Ornithodoros brasiliensis is a species of tick in the family Argasidae, or soft-bodied ticks, that occurs exclusively in Rio Grande do Sul, Brazil. O. brasiliensis is a known parasite of humans, dogs, and smaller mammals such as armadillos and skunks.

== Life cycle ==
O. brasiliensis hatches from an egg into its larval state. The larval stage does not need to feed, and molts to a nymphal stage after roughly a week. The nymph will seek to feed within two days of molting, noticeably faster than other ticks in the genus Ornithodoros. The ticks will progress through a total of 4-7 nymphal stages, spending roughly 30 days in each stage, before developing into adults.

== Effects on host ==

=== Tick toxicosis ===
O. brasiliensis, like many other ticks, causes tick toxicosis in its host at the location of the bite. Tick toxicosis includes all of the non-infectious complications following a tick bite, caused by compounds found in the tick's saliva. O. brasiliensis bites have been observed to vary widely in their intensity of symptoms on a case-by-case basis. The symptoms include: slow healing lesions, blistering, localized swelling, muscle and cell degradation, and pruritus.
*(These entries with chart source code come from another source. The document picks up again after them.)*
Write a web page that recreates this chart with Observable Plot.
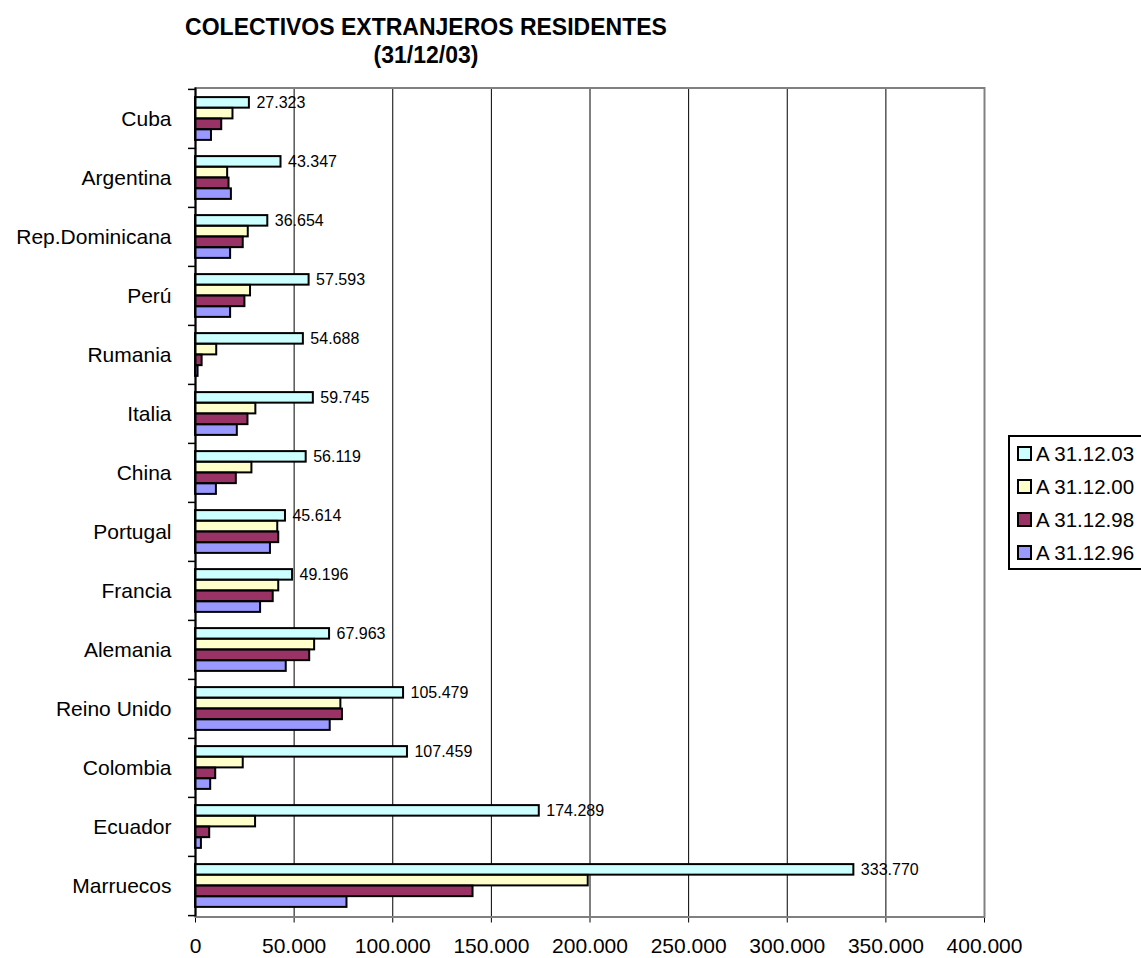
<!DOCTYPE html>
<html>
<head>
<meta charset="utf-8">
<script src="https://cdn.jsdelivr.net/npm/d3@7"></script>
<script src="https://cdn.jsdelivr.net/npm/@observablehq/plot@0.6"></script>
<style>
  html, body { margin: 0; padding: 0; background: #fff; overflow: hidden; }
  body { width: 1141px; height: 958px; position: relative; font-family: "Liberation Sans", Arial, sans-serif; }
  #title { height: 80px; box-sizing: border-box; padding-top: 14px; width: 852px; text-align: center;
           font-weight: bold; font-size: 23px; line-height: 27.5px; color: #000; }
  #legend { position: absolute; left: 1008px; top: 435px; width: 160px; height: 131px;
            border: 2px solid #000; box-sizing: content-box; background: #fff; }
  .item { height: 33px; display: flex; align-items: center; font-size: 20.5px; color: #000; }
  .sw { width: 11px; height: 11px; border: 2px solid #000; margin-left: 7px; margin-right: 4px; flex: none; }
</style>
</head>
<body>
<div id="title">COLECTIVOS EXTRANJEROS RESIDENTES<br>(31/12/03)</div>
<div id="chart"></div>
<div id="legend"></div>
<script>
// ---- data ----
const countries = ["Cuba", "Argentina", "Rep.Dominicana", "Perú", "Rumania", "Italia", "China",
  "Portugal", "Francia", "Alemania", "Reino Unido", "Colombia", "Ecuador", "Marruecos"];
const seriesNames = ["A 31.12.03", "A 31.12.00", "A 31.12.98", "A 31.12.96"];
const a2003 = [27323, 43347, 36654, 57593, 54688, 59745, 56119, 45614, 49196, 67963, 105479, 107459, 174289, 333770];
const a2000 = [19000, 16300, 26750, 27900, 10760, 30600, 28600, 41700, 42200, 60400, 73700, 24200, 30450, 199100];
const a1998 = [13300, 17000, 24200, 25050, 3350, 26600, 20700, 42200, 39400, 57900, 74500, 10250, 7200, 140700];
const a1996 = [8100, 18200, 17800, 17800, 1300, 21200, 10600, 38000, 33000, 46000, 68300, 7700, 3000, 76800];
const xTicks = [0, 50000, 100000, 150000, 200000, 250000, 300000, 350000, 400000];
const seriesColors = ["#CCFFFF", "#FFFFCC", "#993366", "#9999FF"];

const seriesValues = [a2003, a2000, a1998, a1996];
const rows = seriesNames.map((s, k) => countries.map((c, i) => ({country: c, series: s, value: seriesValues[k][i]})));

// ---- layout ----
const W = 1141, H = 878;
const mL = 195, mR = 157, mT = 7.5, mB = 41.5;
const bw = (H - mT - mB) / countries.length;   // band height
const barH = 10.75;
const groupPad = (bw - 4 * barH) / 2;
const pxPerUnit = (W - mL - mR) / 400000;
const tickLenUnits = 7 / pxPerUnit;

const fmt = d => d3.format(",")(d).replace(/,/g, ".");

const barMarks = seriesNames.map((s, k) => Plot.barX(rows[k], {
  x: "value", y: "country",
  fill: seriesColors[k], stroke: "#000", strokeWidth: 2,
  insetTop: groupPad + k * barH,
  insetBottom: bw - groupPad - (k + 1) * barH
}));

const chart = Plot.plot({
  width: W, height: H,
  marginLeft: mL, marginRight: mR, marginTop: mT, marginBottom: mB,
  style: {fontFamily: "'Liberation Sans', Arial, sans-serif", fontSize: "21px", color: "#000", background: "#fff"},
  x: {domain: [0, 400000], ticks: xTicks, tickFormat: fmt, tickSize: 6, tickPadding: 15, label: null},
  y: {domain: countries, padding: 0, tickSize: 0, tickPadding: 24, label: null},
  marks: [
    Plot.ruleX(xTicks.slice(1, -1), {stroke: "#000", strokeWidth: 1}),
    Plot.frame({stroke: "#808080", strokeWidth: 2}),
    ...barMarks,
    Plot.ruleX([0], {stroke: "#000", strokeWidth: 2}),
    Plot.ruleY(countries, {y: d => d, x1: -tickLenUnits, x2: 0, dy: -bw / 2, stroke: "#000", strokeWidth: 1.5}),
    Plot.ruleY(countries.slice(-1), {y: d => d, x1: -tickLenUnits, x2: 0, dy: bw / 2, stroke: "#000", strokeWidth: 1.5}),
    Plot.text(rows[0], {
      x: "value", y: "country", text: d => fmt(d.value),
      dx: 7, dy: -(bw / 2 - groupPad - barH / 2), textAnchor: "start", fontSize: 16, fill: "#000"
    })
  ]
});
document.getElementById("chart").appendChild(chart);

// ---- legend ----
const legend = document.getElementById("legend");
seriesNames.forEach((s, k) => {
  const it = document.createElement("div");
  it.className = "item";
  const sw = document.createElement("span");
  sw.className = "sw";
  sw.style.background = seriesColors[k];
  const tx = document.createElement("span");
  tx.textContent = s;
  it.appendChild(sw); it.appendChild(tx);
  legend.appendChild(it);
});
</script>
</body>
</html>
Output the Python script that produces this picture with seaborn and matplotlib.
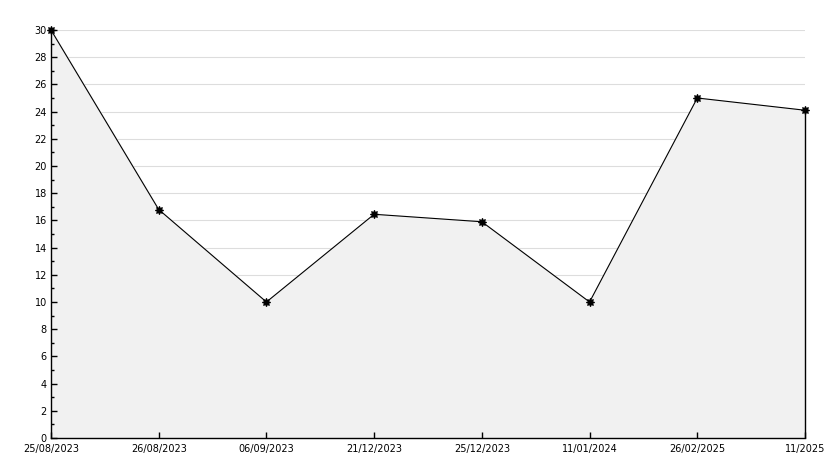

Symptoms from these bites have been reported to last as long as 20 weeks after the occurrence of the bite.

=== Vector transmission ===
O. brasiliensis has been proven capable of carrying the microorganism Borrelia brasiliensis, a source of Lyme disease, in laboratory conditions, but no cases of vector transmission in the wild have been reported.